44 Million Acres: America's Quiet Consolidation Crisis
Nearly 15% of U.S. cropland will change hands by 2029. Farm Journal Intelligence data shows 58% of small farms face acquisition risk, threatening the viability of family agriculture.
The numbers are staggering and largely invisible to the public. By 2029, nearly 15% of American cropland—roughly 44 million acres—will transition ownership. Not through steady generational handoff, but through consolidation: a cascading series of forced sales, acquisitions, and buyouts driven by debt, aging ownership, and the sheer market power of corporate agriculture. The data, unveiled this month at the 2026 Top Producer Summit by Farm Journal Intelligence, maps a reckoning that has been decades in the making and is now accelerating.
The picture by farm size is dire. Fifty-eight percent of small farms—operations under $250,000 in gross income—face “at risk” status for sale or acquisition before 2030. Even mid-size operations aren’t safe: farms between $250,000 and $500,000 in revenue face 48% consolidation risk. The risk never drops below 27%, even for large operations in the $2.5 million-plus range.
The Midwest is the epicenter. Roughly 12 million of the 44 million acres projected to transition are concentrated in the nation’s farm heartland, where the combination of aging farmer populations, tight credit, and rising operational costs have made succession impossible without selling out.
Why It’s Happening Now
The farm debt crisis is the engine driving consolidation. Chapter 12 bankruptcies surged 130% in April 2026—the highest monthly total since February 2020—as input costs, interest rates, and compressed commodity margins push operators into formal insolvency. Younger farmers can’t enter the market because land prices are inflated to levels that assume consolidation. Existing operators can’t afford to stay if they have no debt-free successor ready to take over.

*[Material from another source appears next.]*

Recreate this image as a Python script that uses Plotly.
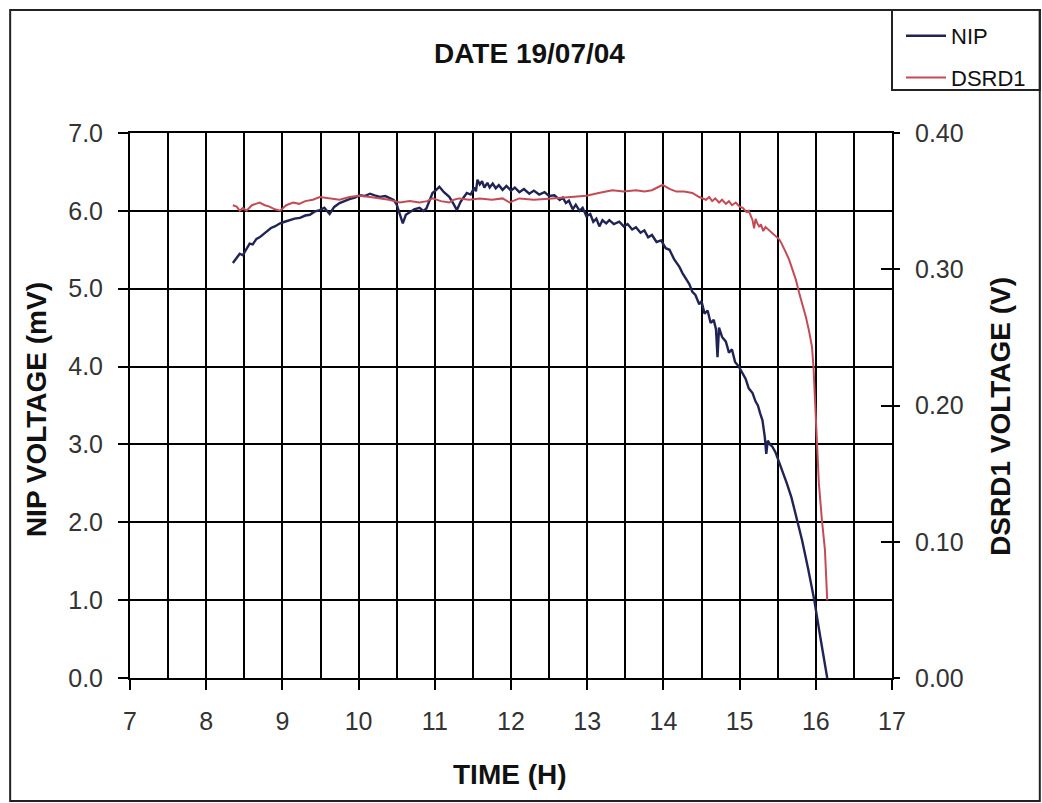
import plotly.graph_objects as go

# NIP pyranometer voltage (mV) against time of day (hours)
nip_time = [
    8.35, 8.40, 8.44, 8.48, 8.53, 8.57, 8.61, 8.66, 8.70, 8.75,
    8.80, 8.85, 8.90, 8.97, 9.03, 9.10, 9.16, 9.23, 9.30, 9.36,
    9.42, 9.49, 9.55, 9.62, 9.68, 9.75, 9.82, 9.88, 9.95, 10.01,
    10.08, 10.15, 10.21, 10.28, 10.35, 10.41, 10.46, 10.50, 10.54, 10.58,
    10.62, 10.67, 10.73, 10.80, 10.85, 10.89, 10.93, 10.97, 11.02, 11.06,
    11.12, 11.19, 11.24, 11.29, 11.34, 11.38, 11.42, 11.47, 11.52, 11.54,
    11.56, 11.59, 11.62, 11.65, 11.69, 11.72, 11.76, 11.80, 11.84, 11.89,
    11.94, 12.00, 12.05, 12.11, 12.17, 12.24, 12.30, 12.37, 12.44, 12.50,
    12.57, 12.64, 12.68, 12.72, 12.76, 12.81, 12.85, 12.90, 12.94, 12.99,
    13.04, 13.08, 13.12, 13.16, 13.20, 13.25, 13.29, 13.35, 13.42, 13.48,
    13.53, 13.59, 13.64, 13.70, 13.75, 13.80, 13.85, 13.91, 13.97, 14.03,
    14.08, 14.14, 14.21, 14.25, 14.30, 14.34, 14.38, 14.42, 14.47, 14.50,
    14.54, 14.58, 14.62, 14.66, 14.69, 14.71, 14.73, 14.77, 14.82, 14.86,
    14.90, 14.94, 14.99, 15.04, 15.08, 15.12, 15.17, 15.21, 15.24, 15.27,
    15.30, 15.33, 15.35, 15.37, 15.40, 15.43, 15.47, 15.50, 15.56, 15.62,
    15.68, 15.75, 15.82, 15.90, 15.98, 16.06, 16.15,
]
nip_mv = [
    5.33, 5.40, 5.45, 5.43, 5.52, 5.58, 5.57, 5.64, 5.66, 5.70,
    5.74, 5.78, 5.80, 5.84, 5.86, 5.88, 5.90, 5.91, 5.94, 5.95,
    5.99, 6.01, 6.04, 5.96, 6.05, 6.10, 6.13, 6.15, 6.17, 6.20,
    6.19, 6.22, 6.20, 6.18, 6.19, 6.16, 6.14, 6.08, 5.96, 5.84,
    5.95, 5.98, 6.02, 6.04, 6.00, 6.03, 6.12, 6.23, 6.27, 6.31,
    6.24, 6.18, 6.10, 6.01, 6.12, 6.18, 6.23, 6.21, 6.30, 6.25,
    6.40, 6.34, 6.38, 6.30, 6.36, 6.30, 6.35, 6.29, 6.33, 6.27,
    6.32, 6.26, 6.30, 6.24, 6.28, 6.22, 6.26, 6.21, 6.24, 6.19,
    6.20, 6.14, 6.17, 6.10, 6.13, 6.02, 6.08, 6.00, 6.04, 5.93,
    5.96, 5.86, 5.90, 5.80, 5.88, 5.84, 5.88, 5.83, 5.86, 5.80,
    5.83, 5.76, 5.79, 5.72, 5.75, 5.66, 5.69, 5.60, 5.62, 5.52,
    5.50, 5.38, 5.28, 5.20, 5.12, 5.06, 4.96, 4.92, 4.80, 4.84,
    4.68, 4.72, 4.56, 4.60, 4.48, 4.12, 4.50, 4.38, 4.32, 4.18,
    4.22, 4.06, 4.00, 3.90, 3.84, 3.72, 3.66, 3.55, 3.50, 3.40,
    3.31, 3.10, 2.88, 3.05, 3.00, 2.97, 2.90, 2.82, 2.67, 2.50,
    2.32, 2.05, 1.77, 1.40, 1.00, 0.52, 0.00,
]

# DSRD1 detector voltage (V) against time of day (hours)
dsrd_time = [
    8.35, 8.40, 8.44, 8.48, 8.53, 8.60, 8.70, 8.77, 8.83, 8.90,
    8.97, 9.05, 9.14, 9.22, 9.30, 9.40, 9.49, 9.60, 9.75, 9.88,
    10.01, 10.15, 10.28, 10.40, 10.54, 10.67, 10.80, 10.90, 10.97, 11.08,
    11.19, 11.25, 11.32, 11.45, 11.59, 11.75, 11.89, 11.98, 12.11, 12.30,
    12.54, 12.75, 12.99, 13.15, 13.33, 13.48, 13.64, 13.75, 13.85, 13.92,
    13.99, 14.08, 14.17, 14.27, 14.38, 14.47, 14.56, 14.60, 14.64, 14.68,
    14.73, 14.77, 14.82, 14.86, 14.90, 14.95, 15.00, 15.04, 15.09, 15.12,
    15.15, 15.17, 15.19, 15.21, 15.23, 15.26, 15.28, 15.31, 15.34, 15.40,
    15.45, 15.48, 15.52, 15.55, 15.58, 15.61, 15.65, 15.69, 15.74, 15.78,
    15.83, 15.87, 15.91, 15.95, 15.97, 15.98, 16.00, 16.02, 16.04, 16.08,
    16.12, 16.15,
]
dsrd_v = [
    0.347, 0.346, 0.343, 0.345, 0.343, 0.347, 0.349, 0.347, 0.346, 0.344,
    0.343, 0.347, 0.349, 0.348, 0.350, 0.351, 0.353, 0.352, 0.351, 0.353,
    0.354, 0.353, 0.352, 0.351, 0.349, 0.350, 0.349, 0.350, 0.352, 0.350,
    0.349, 0.351, 0.352, 0.351, 0.352, 0.351, 0.352, 0.349, 0.352, 0.351,
    0.352, 0.353, 0.354, 0.356, 0.358, 0.357, 0.358, 0.357, 0.358, 0.360,
    0.362, 0.359, 0.357, 0.357, 0.356, 0.353, 0.351, 0.353, 0.350, 0.352,
    0.349, 0.351, 0.348, 0.350, 0.347, 0.349, 0.346, 0.345, 0.342, 0.343,
    0.339, 0.336, 0.330, 0.337, 0.334, 0.331, 0.333, 0.328, 0.331, 0.328,
    0.326, 0.324, 0.322, 0.319, 0.316, 0.312, 0.307, 0.300, 0.292, 0.283,
    0.274, 0.265, 0.255, 0.243, 0.228, 0.217, 0.197, 0.170, 0.143, 0.116,
    0.094, 0.057,
]

assert len(nip_time) == len(nip_mv)
assert len(dsrd_time) == len(dsrd_v)

x_ticks = list(range(7, 18))
left_ticks = [0, 1, 2, 3, 4, 5, 6, 7]
right_ticks = [0.0, 0.1, 0.2, 0.3, 0.4]

NIP_COLOR = "#1f2455"
DSRD_COLOR = "#c44b56"
FONT = "Liberation Sans, Arial, sans-serif"
TICK_FONT = dict(family=FONT, size=25, color="#333333")
BOLD_FONT = dict(family=FONT, size=28, color="#111111")

# plot-area geometry in pixels, used to place text around it
L, R, T, B = 130, 893, 133, 678
W, H = R - L, B - T


def px(xp):
    return (xp - L) / W


def py(yp):
    return (B - yp) / H


fig = go.Figure()

fig.add_trace(go.Scatter(
    x=nip_time, y=nip_mv, name="NIP", mode="lines",
    line=dict(color=NIP_COLOR, width=2.4), yaxis="y", legendgroup="a",
))
fig.add_trace(go.Scatter(
    x=dsrd_time, y=dsrd_v, name="DSRD1", mode="lines",
    line=dict(color=DSRD_COLOR, width=2), yaxis="y2", legendgroup="b",
))
# invisible trace so the tick-only axis is drawn
fig.add_trace(go.Scatter(x=[7], y=[0], yaxis="y3", mode="markers",
                         marker=dict(opacity=0), showlegend=False, hoverinfo="skip"))

fig.update_layout(
    width=1042, height=803,
    margin=dict(l=L, r=1042 - R, t=T, b=803 - B),
    paper_bgcolor="white", plot_bgcolor="white",
    showlegend=True,
    legend=dict(
        x=px(901), y=py(15), xanchor="left", yanchor="top",
        font=dict(family=FONT, size=22, color="#111"),
        bgcolor="rgba(0,0,0,0)", borderwidth=0,
        tracegroupgap=10, itemwidth=40,
    ),
    xaxis=dict(
        range=[7, 17], tickvals=x_ticks, ticktext=[str(v) for v in x_ticks],
        ticks="outside", ticklen=10, tickwidth=2, tickcolor="black",
        ticklabelstandoff=10,
        showgrid=True, gridcolor="black", gridwidth=2,
        minor=dict(dtick=0.5, showgrid=True, gridcolor="black", gridwidth=2),
        showline=True, linecolor="black", linewidth=2, mirror=True,
        zeroline=False, tickfont=TICK_FONT,
    ),
    yaxis=dict(
        range=[0, 7], tickvals=left_ticks, ticktext=[f"{v:.1f}" for v in left_ticks],
        ticks="outside", ticklen=10, tickwidth=2, tickcolor="black",
        ticklabelstandoff=10,
        showgrid=True, gridcolor="black", gridwidth=2,
        showline=True, linecolor="black", linewidth=2, mirror=True,
        zeroline=False, tickfont=TICK_FONT,
    ),
    yaxis2=dict(
        range=[0, 0.4], tickvals=right_ticks, ticktext=[f"{v:.2f}" for v in right_ticks],
        overlaying="y", side="right",
        ticks="outside", ticklen=6, tickwidth=2, tickcolor="black",
        ticklabelstandoff=10,
        showgrid=False, showline=True, linecolor="black", linewidth=2,
        zeroline=False, tickfont=TICK_FONT,
    ),
    # inner half of the crossing ticks on the right-hand scale
    yaxis3=dict(
        range=[0, 0.4], tickvals=right_ticks, overlaying="y", side="right",
        ticks="inside", ticklen=11, tickwidth=2, tickcolor="black",
        showticklabels=False, showgrid=False, showline=False, zeroline=False,
    ),
    annotations=[
        dict(text="<b>DATE 19/07/04</b>", xref="paper", yref="paper",
             x=px(530), y=py(53), xanchor="center", yanchor="middle",
             showarrow=False, font=BOLD_FONT),
        dict(text="<b>TIME (H)</b>", xref="paper", yref="paper",
             x=px(510), y=py(774), xanchor="center", yanchor="middle",
             showarrow=False, font=BOLD_FONT),
        dict(text="<b>NIP VOLTAGE (mV)</b>", xref="paper", yref="paper",
             x=px(36), y=py(410), xanchor="center", yanchor="middle",
             textangle=-90, showarrow=False, font=BOLD_FONT),
        dict(text="<b>DSRD1 VOLTAGE (V)</b>", xref="paper", yref="paper",
             x=px(1001), y=py(416), xanchor="center", yanchor="middle",
             textangle=-90, showarrow=False, font=BOLD_FONT),
    ],
    shapes=[
        # outer frame of the chart
        dict(type="rect", xref="paper", yref="paper",
             x0=px(10), x1=px(1041), y0=py(801), y1=py(10),
             line=dict(color="#222", width=2), layer="below"),
        # legend frame
        dict(type="rect", xref="paper", yref="paper",
             x0=px(893), x1=px(1041), y0=py(90), y1=py(10),
             line=dict(color="#222", width=2), layer="below"),
    ],
)

fig.write_html("out.html")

When a farmer dies or retires without a succession plan, the heirs face a choice: keep managing the operation (expensive, risky, requires farm knowledge) or liquidate. Consolidators—investment firms, private equity, and larger agricultural operators—are ready with cash. And unlike a family succession, a consolidation is quick and decisive.
The data on succession planning is grim: only 34% of growing agricultural operations have a formal succession plan. For operations identified as “at risk,” just 21% have a documented plan in place. That planning gap is a gateway for consolidators.
Who’s Buying
The buyers aren’t necessarily farmers. Private equity firms, pension funds, and other multinational corporations are acquiring farmland across the U.S., betting on land as an appreciating asset. These entities don’t need to farm profitably—they profit from land value appreciation and tax benefits. They can afford to outbid family farmers and hold land speculatively.
Foreign investment in U.S. farmland has been constrained by new USDA enforcement (AFIDA regulations), but that has only redirected consolidation pressure toward domestic corporate buyers. The result is the same: family farms become tenant operations, working land they don’t own, paying rent to absentee landlords who have no interest in soil health or farm survival.
The Resistance Angle
Not everyone is resigned. Federal courts have begun checking the consolidation wave, ordering the USDA to restore half of cancelled grants for beginning farmers that the Trump administration tried to cut in March. And a new generation of farmers is choosing regenerative agriculture and shorter supply chains as a way to resist the consolidation game altogether, building local food systems that don’t depend on corporate scale.
But those efforts are counterweighted by policy. Federal crop insurance and subsidy programs reward larger operations that can achieve scale. Input costs—seed, fertilizer, equipment—are cheaper for bulk buyers, giving consolidators a permanent cost advantage over family operations trying to survive on their own.
The Farmland for Farmers Act, reintroduced in Congress this year, would impose restrictions on farmland purchases by non-farming entities. But the bill has stalled, and without it, the consolidation engine keeps running.
The Math of Displacement
Forty-four million acres sounds abstract until you translate it to farms. If the average farm is 463 acres, that’s roughly 95,000 family operations transitioning out of family control by 2029—some through sales, some through foreclosure, some through quiet dissolution when an aging farmer simply stops operation and the heirs can’t afford to restart.
The rural economies built on those 95,000 farms—the towns, the co-ops, the equipment dealers, the grain elevators, the veterinarians—lose their customer base. When farming consolidates, rural America dies a slow death.
USDA forecasts put farm sector debt at a record $624.7 billion for 2026, with interest expenses alone at $33 billion. That debt load is the financial pressure that makes family farms vulnerable to consolidation in the first place.
The 44 million acres isn’t just a prediction. It’s a trajectory. And unless policy or credit conditions change dramatically, the acceleration will continue.